AttExplainer: Explain Transformer via Attention by Reinforcement Learning

Runliang Niu, Zhepei Wei, Yan Wang, Qi Wang

Proceedings of the Thirty-First International Joint Conference on Artificial Intelligence
Main Track. Pages 724-731. https://doi.org/10.24963/ijcai.2022/102

Transformer and its variants, built based on attention mechanisms, have recently achieved remarkable performance in many NLP tasks. Most existing works on Transformer explanation tend to reveal and utilize the attention matrix with human subjective intuitions in a qualitative manner. However, the huge size of dimensions directly challenges these methods to quantitatively analyze the attention matrix. Therefore, in this paper, we propose a novel reinforcement learning (RL) based framework for Transformer explanation via attention matrix, namely AttExplainer. The RL agent learns to perform step-by-step masking operations by observing the change in attention matrices.

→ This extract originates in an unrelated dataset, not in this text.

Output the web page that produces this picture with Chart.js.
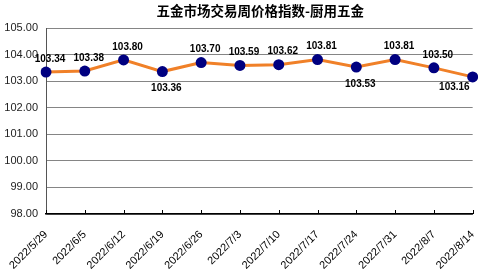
<!DOCTYPE html>
<html>
<head>
<meta charset="utf-8">
<script src="https://cdn.jsdelivr.net/npm/chart.js@4/dist/chart.umd.min.js"></script>
<style>
  html, body { margin: 0; padding: 0; background: #fff; }
  #wrap { width: 488px; height: 272px; }
</style>
</head>
<body>
<div id="wrap"><canvas id="chart" width="488" height="272"></canvas></div>
<script>
  const title = "五金市场交易周价格指数-厨用五金";
  const dates = ["2022/5/29", "2022/6/5", "2022/6/12", "2022/6/19", "2022/6/26", "2022/7/3",
    "2022/7/10", "2022/7/17", "2022/7/24", "2022/7/31", "2022/8/7", "2022/8/14"];
  const index = [103.34, 103.38, 103.80, 103.36, 103.70, 103.59, 103.62, 103.81, 103.53, 103.81, 103.50, 103.16];
  const yTicks = [98, 99, 100, 101, 102, 103, 104, 105];

  // which value labels sit under their point
  const below = [3, 8, 11];

  const font = "'Liberation Sans', Arial, sans-serif";

  // title centred over the plot area
  const titlePlugin = {
    id: "plotTitle",
    afterDraw(chart) {
      const { ctx, chartArea } = chart;
      ctx.save();
      ctx.font = "bold 13.5px 'Noto Sans CJK SC', sans-serif";
      ctx.fillStyle = "#000";
      ctx.textAlign = "center";
      ctx.textBaseline = "middle";
      ctx.fillText(title, (chartArea.left + chartArea.right) / 2 + 1, 11);
      ctx.restore();
    }
  };

  // value labels + inward tick marks on the category axis
  const labelPlugin = {
    id: "valueLabels",
    afterDatasetsDraw(chart) {
      const { ctx, chartArea } = chart;
      const meta = chart.getDatasetMeta(0);
      const xs = chart.scales.x;
      ctx.save();
      ctx.strokeStyle = "#000";
      ctx.lineWidth = 1;
      xs.ticks.forEach((t, i) => {
        const x = Math.round(xs.getPixelForTick(i)) + 0.5;
        ctx.beginPath();
        ctx.moveTo(x, chartArea.bottom);
        ctx.lineTo(x, chartArea.bottom - 4);
        ctx.stroke();
      });
      ctx.font = "bold 10px " + font;
      ctx.fillStyle = "#000";
      ctx.textBaseline = "middle";
      meta.data.forEach((pt, i) => {
        const txt = index[i].toFixed(2);
        const w = ctx.measureText(txt).width;
        let x = pt.x + 4;
        let y = below.includes(i) ? pt.y + 17 : pt.y - 13;
        if (x + w / 2 > chartArea.right) {
          x = pt.x - 3 - w / 2;
          y = pt.y + 10;
        }
        ctx.textAlign = "center";
        ctx.fillText(txt, x, y);
      });
      ctx.restore();
    }
  };

  new Chart(document.getElementById("chart"), {
    type: "line",
    data: {
      labels: dates,
      datasets: [{
        data: index,
        borderColor: "rgb(240,128,40)",
        borderWidth: 3,
        tension: 0,
        pointRadius: 5.5,
        pointHoverRadius: 5.5,
        pointBackgroundColor: "#000080",
        pointBorderColor: "#000080",
        pointBorderWidth: 0
      }]
    },
    options: {
      responsive: false,
      animation: false,
      layout: { padding: { top: 28, right: 12, left: 0, bottom: 0 } },
      plugins: {
        legend: { display: false },
        tooltip: { enabled: false }
      },
      scales: {
        x: {
          offset: false,
          grid: { display: false },
          border: { color: "#000", width: 1.5 },
          ticks: {
            color: "#000",
            font: { family: font, size: 11 },
            minRotation: 45,
            maxRotation: 45,
            autoSkip: false,
            padding: 6
          },
          afterFit(scale) { scale.height = 58; }
        },
        y: {
          min: yTicks[0],
          max: yTicks[yTicks.length - 1],
          afterBuildTicks(scale) { scale.ticks = yTicks.map(v => ({ value: v })); },
          grid: { color: "#858585", lineWidth: 1, drawTicks: false },
          border: { color: "#555", width: 1 },
          ticks: {
            color: "#222",
            font: { family: font, size: 11 },
            padding: 8,
            callback: v => Number(v).toFixed(2)
          },
          afterFit(scale) { scale.width = 46; }
        }
      }
    },
    plugins: [titlePlugin, labelPlugin]
  });
</script>
</body>
</html>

We have adapted our method to two scenarios, perturbation-based model explanation and text adversarial attack. Experiments on three widely used text classification benchmarks validate the effectiveness of the proposed method compared to state-of-the-art baselines. Additional studies show that our method is highly transferable and consistent with human intuition. The code of this paper is available at https://github.com/niuzaisheng/AttExplainer .
Keywords:
AI Ethics, Trust, Fairness: Explainability and Interpretability
Natural Language Processing: Interpretability and Analysis of Models for NLP
Natural Language Processing: Text Classification